EXERCISE DETAILS →
Transcribe all of the material exactly, except for its pictures.
_ _ _
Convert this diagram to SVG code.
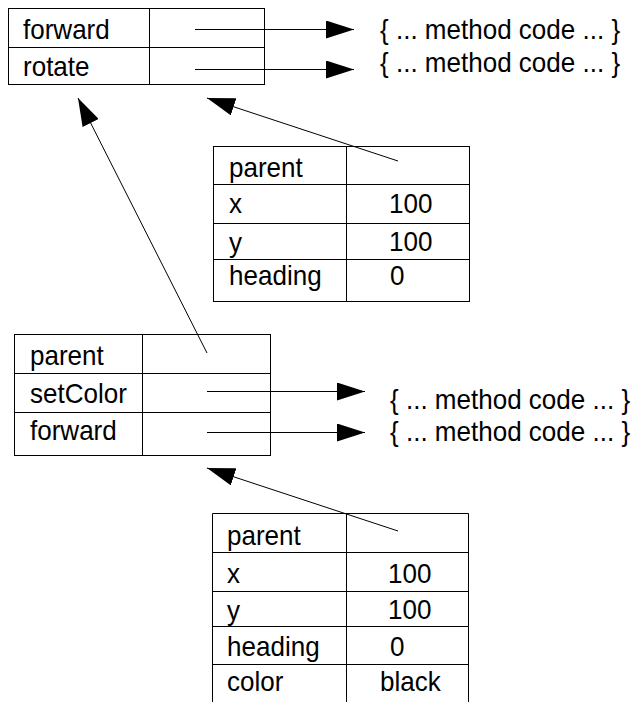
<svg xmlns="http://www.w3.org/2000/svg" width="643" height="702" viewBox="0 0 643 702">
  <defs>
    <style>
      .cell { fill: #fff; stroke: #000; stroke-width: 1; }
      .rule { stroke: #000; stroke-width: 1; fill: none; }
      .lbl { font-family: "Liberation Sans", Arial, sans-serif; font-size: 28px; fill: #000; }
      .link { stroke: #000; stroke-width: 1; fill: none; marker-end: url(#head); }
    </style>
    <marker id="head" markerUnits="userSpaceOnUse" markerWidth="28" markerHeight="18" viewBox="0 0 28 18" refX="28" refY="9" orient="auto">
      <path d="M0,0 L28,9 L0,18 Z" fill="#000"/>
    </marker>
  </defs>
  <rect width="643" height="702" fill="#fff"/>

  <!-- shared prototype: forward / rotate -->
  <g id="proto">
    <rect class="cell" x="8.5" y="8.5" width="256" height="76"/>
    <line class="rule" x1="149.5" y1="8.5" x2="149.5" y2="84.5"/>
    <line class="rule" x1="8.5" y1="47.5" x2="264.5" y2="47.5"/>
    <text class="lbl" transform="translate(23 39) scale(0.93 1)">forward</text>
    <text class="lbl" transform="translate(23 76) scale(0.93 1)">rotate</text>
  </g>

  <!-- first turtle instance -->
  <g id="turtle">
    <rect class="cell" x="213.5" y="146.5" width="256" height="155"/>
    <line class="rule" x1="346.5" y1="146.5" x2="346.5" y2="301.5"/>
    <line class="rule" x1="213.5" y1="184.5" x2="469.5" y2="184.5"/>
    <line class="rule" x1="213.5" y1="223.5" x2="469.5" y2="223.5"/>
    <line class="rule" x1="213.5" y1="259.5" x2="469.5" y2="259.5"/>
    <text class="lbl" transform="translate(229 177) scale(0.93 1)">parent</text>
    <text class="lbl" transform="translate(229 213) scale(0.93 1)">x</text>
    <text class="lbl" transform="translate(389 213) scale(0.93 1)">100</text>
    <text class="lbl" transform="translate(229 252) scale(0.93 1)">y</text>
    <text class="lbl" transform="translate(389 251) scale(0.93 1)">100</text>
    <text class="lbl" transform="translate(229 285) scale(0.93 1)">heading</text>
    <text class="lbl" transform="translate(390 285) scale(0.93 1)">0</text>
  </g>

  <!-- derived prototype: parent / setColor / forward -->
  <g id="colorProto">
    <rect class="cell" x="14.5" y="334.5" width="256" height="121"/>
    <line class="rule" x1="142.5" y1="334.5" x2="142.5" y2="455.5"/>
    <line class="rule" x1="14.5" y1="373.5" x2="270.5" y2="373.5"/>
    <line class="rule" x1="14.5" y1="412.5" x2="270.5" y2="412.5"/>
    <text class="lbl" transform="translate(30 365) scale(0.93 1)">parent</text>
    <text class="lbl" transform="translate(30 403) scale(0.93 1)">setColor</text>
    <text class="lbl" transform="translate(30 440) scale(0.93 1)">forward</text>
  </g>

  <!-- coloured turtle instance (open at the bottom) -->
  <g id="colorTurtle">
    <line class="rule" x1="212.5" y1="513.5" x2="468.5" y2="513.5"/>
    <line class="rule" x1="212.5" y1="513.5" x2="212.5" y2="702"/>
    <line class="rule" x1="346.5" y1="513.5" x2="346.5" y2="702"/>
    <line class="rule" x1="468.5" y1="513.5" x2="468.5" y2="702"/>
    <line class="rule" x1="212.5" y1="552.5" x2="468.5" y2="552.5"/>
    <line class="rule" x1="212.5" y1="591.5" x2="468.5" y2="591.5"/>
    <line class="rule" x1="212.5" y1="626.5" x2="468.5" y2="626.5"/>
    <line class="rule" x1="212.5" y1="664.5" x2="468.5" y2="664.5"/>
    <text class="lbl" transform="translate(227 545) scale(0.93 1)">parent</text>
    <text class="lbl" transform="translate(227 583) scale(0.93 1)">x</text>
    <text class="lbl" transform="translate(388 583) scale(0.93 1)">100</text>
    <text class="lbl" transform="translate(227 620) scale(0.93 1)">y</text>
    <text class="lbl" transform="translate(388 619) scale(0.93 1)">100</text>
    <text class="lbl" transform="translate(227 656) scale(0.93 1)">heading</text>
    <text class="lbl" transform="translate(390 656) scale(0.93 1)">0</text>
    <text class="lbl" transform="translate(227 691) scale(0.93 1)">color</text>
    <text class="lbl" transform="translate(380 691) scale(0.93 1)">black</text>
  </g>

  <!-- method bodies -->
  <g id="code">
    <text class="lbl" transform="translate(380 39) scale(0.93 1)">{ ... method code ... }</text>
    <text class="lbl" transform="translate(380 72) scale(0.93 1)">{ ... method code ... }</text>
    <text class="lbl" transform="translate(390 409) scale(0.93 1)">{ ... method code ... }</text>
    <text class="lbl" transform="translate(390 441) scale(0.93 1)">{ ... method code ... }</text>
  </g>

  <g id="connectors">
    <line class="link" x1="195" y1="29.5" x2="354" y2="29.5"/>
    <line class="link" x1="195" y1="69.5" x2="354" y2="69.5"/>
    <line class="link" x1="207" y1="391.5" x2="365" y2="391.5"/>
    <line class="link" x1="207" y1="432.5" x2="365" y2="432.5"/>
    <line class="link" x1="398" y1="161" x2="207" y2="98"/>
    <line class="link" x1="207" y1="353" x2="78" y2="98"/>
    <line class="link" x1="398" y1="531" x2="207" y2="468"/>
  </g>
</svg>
_ _ _
RESULT OF THE EXERCISE →
Convert this diagram to SVG code.
<svg xmlns="http://www.w3.org/2000/svg" width="643" height="702" viewBox="0 0 643 702">
  <defs>
    <style>
      .cell { fill: #fff; stroke: #000; stroke-width: 1; }
      .rule { stroke: #000; stroke-width: 1; fill: none; }
      .lbl { font-family: "Liberation Sans", Arial, sans-serif; font-size: 28px; fill: #000; }
      .link { stroke: #000; stroke-width: 1; fill: none; marker-end: url(#head); }
    </style>
    <marker id="head" markerUnits="userSpaceOnUse" markerWidth="28" markerHeight="18" viewBox="0 0 28 18" refX="28" refY="9" orient="auto">
      <path d="M0,0 L28,9 L0,18 Z" fill="#000"/>
    </marker>
  </defs>
  <rect width="643" height="702" fill="#fff"/>

  <!-- shared prototype: forward / rotate -->
  <g id="proto">
    <rect class="cell" x="8.5" y="8.5" width="256" height="76"/>
    <line class="rule" x1="149.5" y1="8.5" x2="149.5" y2="84.5"/>
    <line class="rule" x1="8.5" y1="47.5" x2="264.5" y2="47.5"/>
    <text class="lbl" transform="translate(23 39) scale(0.93 1)">forward</text>
    <text class="lbl" transform="translate(23 76) scale(0.93 1)">rotate</text>
  </g>

  <!-- first turtle instance -->
  <g id="turtle">
    <rect class="cell" x="213.5" y="146.5" width="256" height="155"/>
    <line class="rule" x1="346.5" y1="146.5" x2="346.5" y2="301.5"/>
    <line class="rule" x1="213.5" y1="184.5" x2="469.5" y2="184.5"/>
    <line class="rule" x1="213.5" y1="223.5" x2="469.5" y2="223.5"/>
    <line class="rule" x1="213.5" y1="259.5" x2="469.5" y2="259.5"/>
    <text class="lbl" transform="translate(229 177) scale(0.93 1)">parent</text>
    <text class="lbl" transform="translate(229 213) scale(0.93 1)">x</text>
    <text class="lbl" transform="translate(389 213) scale(0.93 1)">100</text>
    <text class="lbl" transform="translate(229 252) scale(0.93 1)">y</text>
    <text class="lbl" transform="translate(389 251) scale(0.93 1)">100</text>
    <text class="lbl" transform="translate(229 285) scale(0.93 1)">heading</text>
    <text class="lbl" transform="translate(390 285) scale(0.93 1)">0</text>
  </g>

  <!-- derived prototype: parent / setColor / forward -->
  <g id="colorProto">
    <rect class="cell" x="14.5" y="334.5" width="256" height="121"/>
    <line class="rule" x1="142.5" y1="334.5" x2="142.5" y2="455.5"/>
    <line class="rule" x1="14.5" y1="373.5" x2="270.5" y2="373.5"/>
    <line class="rule" x1="14.5" y1="412.5" x2="270.5" y2="412.5"/>
    <text class="lbl" transform="translate(30 365) scale(0.93 1)">parent</text>
    <text class="lbl" transform="translate(30 403) scale(0.93 1)">setColor</text>
    <text class="lbl" transform="translate(30 440) scale(0.93 1)">forward</text>
  </g>

  <!-- coloured turtle instance (open at the bottom) -->
  <g id="colorTurtle">
    <line class="rule" x1="212.5" y1="513.5" x2="468.5" y2="513.5"/>
    <line class="rule" x1="212.5" y1="513.5" x2="212.5" y2="702"/>
    <line class="rule" x1="346.5" y1="513.5" x2="346.5" y2="702"/>
    <line class="rule" x1="468.5" y1="513.5" x2="468.5" y2="702"/>
    <line class="rule" x1="212.5" y1="552.5" x2="468.5" y2="552.5"/>
    <line class="rule" x1="212.5" y1="591.5" x2="468.5" y2="591.5"/>
    <line class="rule" x1="212.5" y1="626.5" x2="468.5" y2="626.5"/>
    <line class="rule" x1="212.5" y1="664.5" x2="468.5" y2="664.5"/>
    <text class="lbl" transform="translate(227 545) scale(0.93 1)">parent</text>
    <text class="lbl" transform="translate(227 583) scale(0.93 1)">x</text>
    <text class="lbl" transform="translate(388 583) scale(0.93 1)">100</text>
    <text class="lbl" transform="translate(227 620) scale(0.93 1)">y</text>
    <text class="lbl" transform="translate(388 619) scale(0.93 1)">100</text>
    <text class="lbl" transform="translate(227 656) scale(0.93 1)">heading</text>
    <text class="lbl" transform="translate(390 656) scale(0.93 1)">0</text>
    <text class="lbl" transform="translate(227 691) scale(0.93 1)">color</text>
    <text class="lbl" transform="translate(380 691) scale(0.93 1)">black</text>
  </g>

  <!-- method bodies -->
  <g id="code">
    <text class="lbl" transform="translate(380 39) scale(0.93 1)">{ ... method code ... }</text>
    <text class="lbl" transform="translate(380 72) scale(0.93 1)">{ ... method code ... }</text>
    <text class="lbl" transform="translate(390 409) scale(0.93 1)">{ ... method code ... }</text>
    <text class="lbl" transform="translate(390 441) scale(0.93 1)">{ ... method code ... }</text>
  </g>

  <g id="connectors">
    <line class="link" x1="195" y1="29.5" x2="354" y2="29.5"/>
    <line class="link" x1="195" y1="69.5" x2="354" y2="69.5"/>
    <line class="link" x1="207" y1="391.5" x2="365" y2="391.5"/>
    <line class="link" x1="207" y1="432.5" x2="365" y2="432.5"/>
    <line class="link" x1="398" y1="161" x2="207" y2="98"/>
    <line class="link" x1="207" y1="353" x2="78" y2="98"/>
    <line class="link" x1="398" y1="531" x2="207" y2="468"/>
  </g>
</svg>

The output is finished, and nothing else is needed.